Mas que é que se transforma com o nome certo? O Tiago foi diagnosticado com dislexia aos 10 anos. Já lhe tinham instalado a crença que era “distraído” e “preguiçoso”. Que era desinteressado. O pai chorou quando soube o diagnóstico: “Passei anos a exigir que lesse mais, que estudasse mais. Não sabia que ele não conseguia ver as palavras da mesma forma. Não era falta de esforço, nem de vontade.”
A mudança de mapa é revolucionária. Muda a forma como se comunica, como se ensina. Muda a forma como se ama. E protege a saúde mental, o vínculo familiar, a autoestima da criança.
O diagnóstico é como uma bússola, não limita; orienta. Não rotula; liberta. E quanto mais cedo se inicia a intervenção adequada, melhor o prognóstico e menor a carga familiar e social.
Já escrevi numa crónica Essencial e repito, quanto mais avanço no meu desenvolvimento pessoal mais me convenço disto: há uma coisa mais difícil que as dificuldades que sentimos: são as dificuldades que não sentimos. Ou seja, as dificuldades das quais não temos consciência. O mais difícil não é o que nos aparece no ‘radar’: é o que escapa aos nossos radares, o que permanece nas zonas cegas da nossa perceção e consciência. Conhecimento é poder e liberta.
Uma coisa que aprendi com a neurociência, a prática profissional na neurolinguística (e até do jornalismo) e a experiência de vida, é isto: o nosso cérebro adora (precisa!) de previsibilidade. E um diagnóstico, bem feito, por uma equipa multidisciplinar, supervisionada, elaborado com escuta, presença e sensibilidade, não é uma prisão, é uma bússola. Ajuda a perceber onde estamos e qual é o melhor caminho a seguir naquele momento. Permite à criança ser ela própria, com mais leveza e mais espaço para crescer. O que ela não precisa é de se encaixar. Ela precisa (e tem direito!) a ser compreendida e aceite por quem é!
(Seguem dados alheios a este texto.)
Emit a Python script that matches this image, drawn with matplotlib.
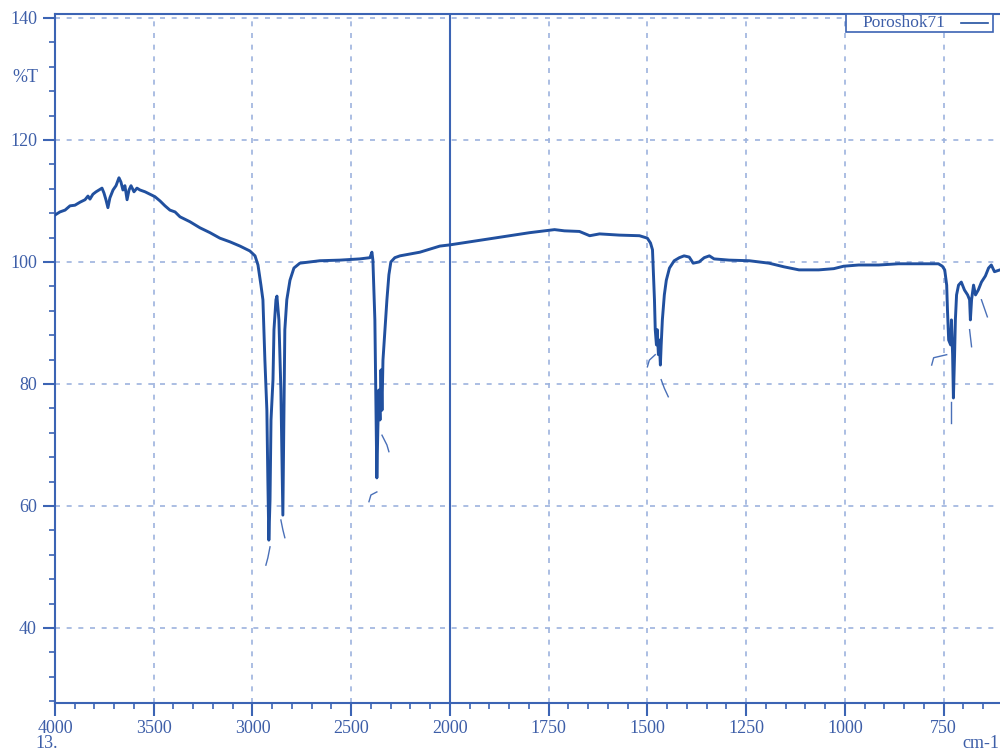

No fundo, é como escrever o nome numa folha em branco. Finalmente, aquilo que era apenas confusão, ruído ou dor ganha contorno, sentido, e um começo possível. Ganha luz. E tudo o que uma criança precisa para florescer, é que alguém, finalmente, lhe diga, que finalmente lhe mostre, com exemplos: “Tu existes, tu mereces, tu és parte, amo-te, exatamente assim, como és!”